### Excerpted records
------------------------------------------------------------

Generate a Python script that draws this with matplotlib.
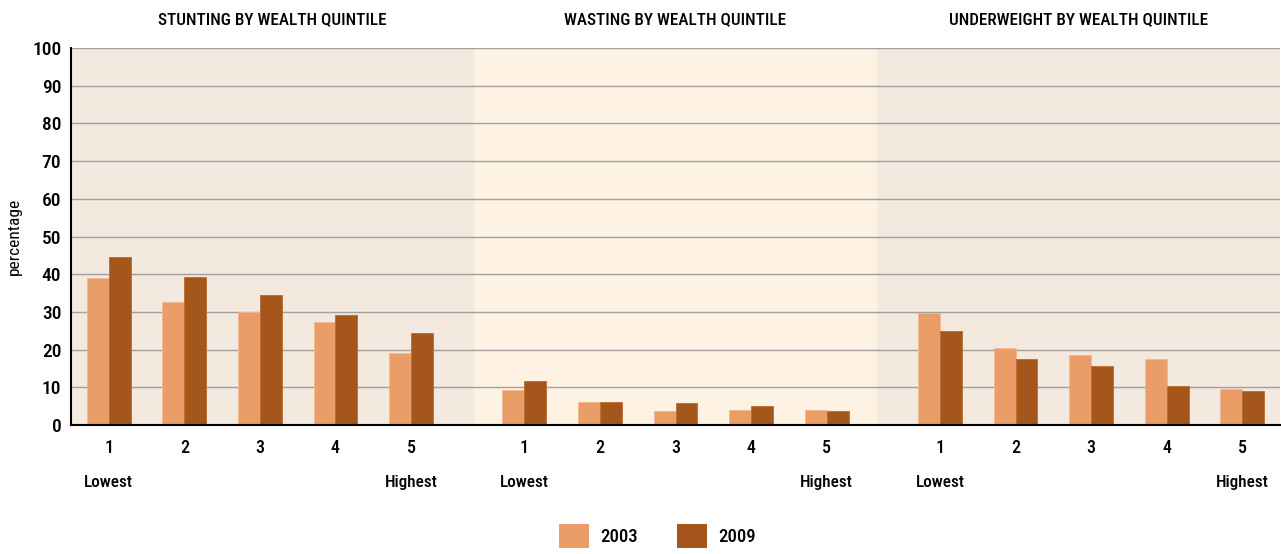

------------------------------------------------------------

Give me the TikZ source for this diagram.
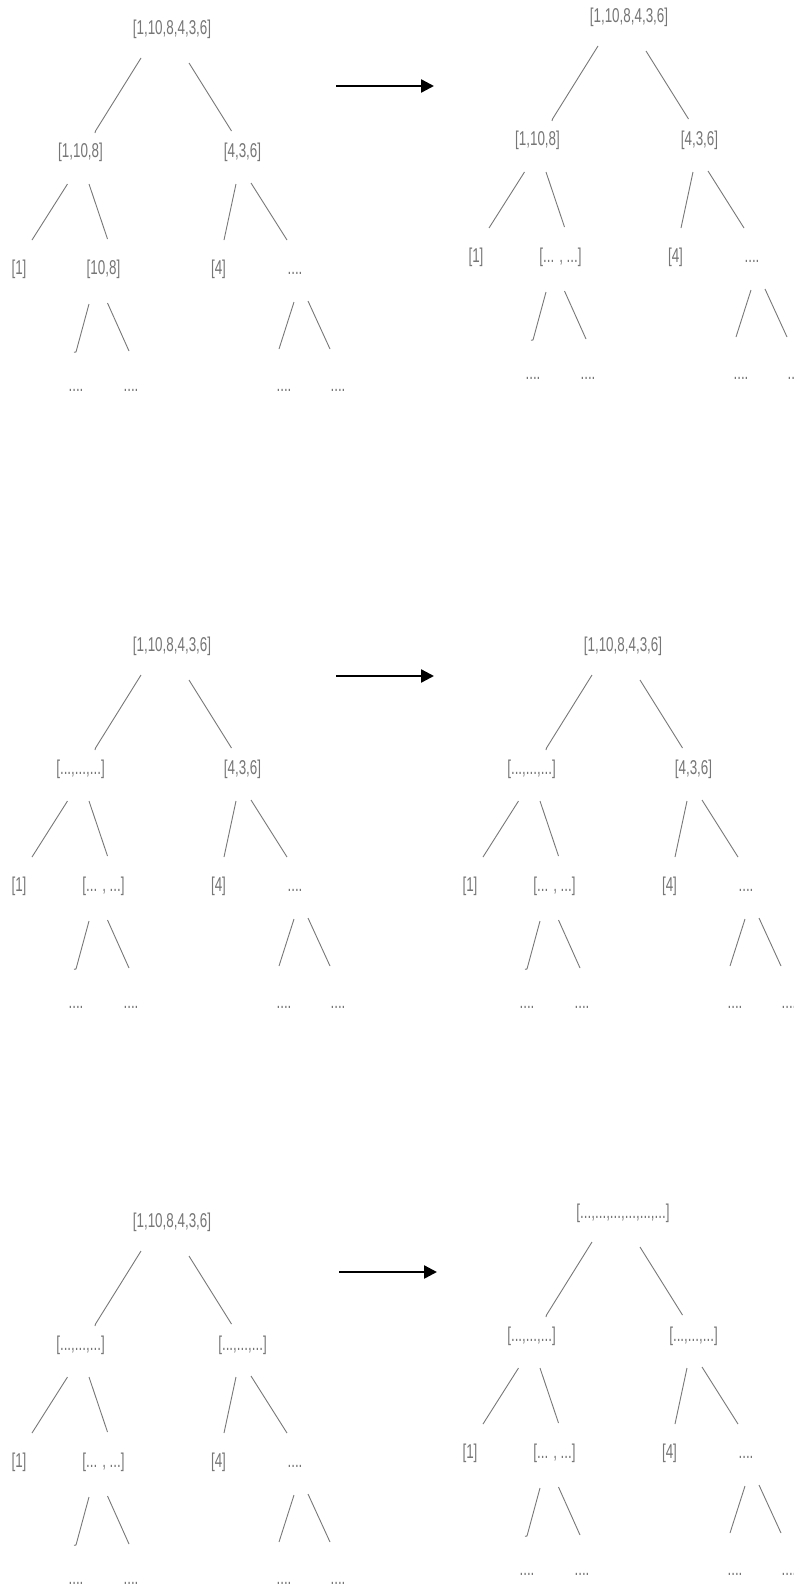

------------------------------------------------------------

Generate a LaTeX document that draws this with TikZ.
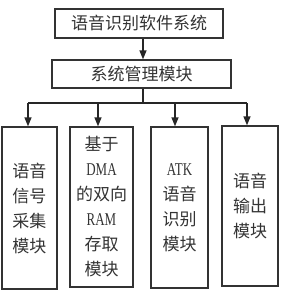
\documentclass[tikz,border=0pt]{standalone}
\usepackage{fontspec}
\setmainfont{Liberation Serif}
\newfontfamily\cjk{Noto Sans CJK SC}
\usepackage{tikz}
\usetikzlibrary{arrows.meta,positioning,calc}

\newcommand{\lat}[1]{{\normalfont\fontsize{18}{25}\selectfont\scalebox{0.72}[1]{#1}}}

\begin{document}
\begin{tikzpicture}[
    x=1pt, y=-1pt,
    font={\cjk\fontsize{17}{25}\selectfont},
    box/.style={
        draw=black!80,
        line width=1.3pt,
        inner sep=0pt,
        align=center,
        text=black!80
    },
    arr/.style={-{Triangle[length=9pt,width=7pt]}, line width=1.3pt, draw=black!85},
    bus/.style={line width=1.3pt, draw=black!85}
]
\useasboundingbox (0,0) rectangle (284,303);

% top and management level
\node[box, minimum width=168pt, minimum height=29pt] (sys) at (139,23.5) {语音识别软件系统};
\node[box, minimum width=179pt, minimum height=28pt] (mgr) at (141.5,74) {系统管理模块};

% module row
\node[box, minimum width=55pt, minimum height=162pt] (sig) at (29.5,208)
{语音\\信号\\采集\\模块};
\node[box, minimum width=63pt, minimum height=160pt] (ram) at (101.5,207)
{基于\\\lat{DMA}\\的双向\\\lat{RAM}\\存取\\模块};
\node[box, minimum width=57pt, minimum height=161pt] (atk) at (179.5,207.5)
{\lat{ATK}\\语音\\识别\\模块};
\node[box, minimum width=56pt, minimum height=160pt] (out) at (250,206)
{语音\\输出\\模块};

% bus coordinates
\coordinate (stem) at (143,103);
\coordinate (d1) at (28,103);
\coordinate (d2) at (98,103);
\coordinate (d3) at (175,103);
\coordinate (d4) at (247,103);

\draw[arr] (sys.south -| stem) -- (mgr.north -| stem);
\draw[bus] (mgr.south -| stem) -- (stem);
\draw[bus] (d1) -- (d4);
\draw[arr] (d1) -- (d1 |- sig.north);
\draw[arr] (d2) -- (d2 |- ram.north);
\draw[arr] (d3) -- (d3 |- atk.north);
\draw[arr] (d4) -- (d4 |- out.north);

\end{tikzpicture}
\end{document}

------------------------------------------------------------

### What you need to do
Look through the records and gather every line containing "with".

### Written response
Generate a Python script that draws this with matplotlib.
Generate a LaTeX document that draws this with TikZ.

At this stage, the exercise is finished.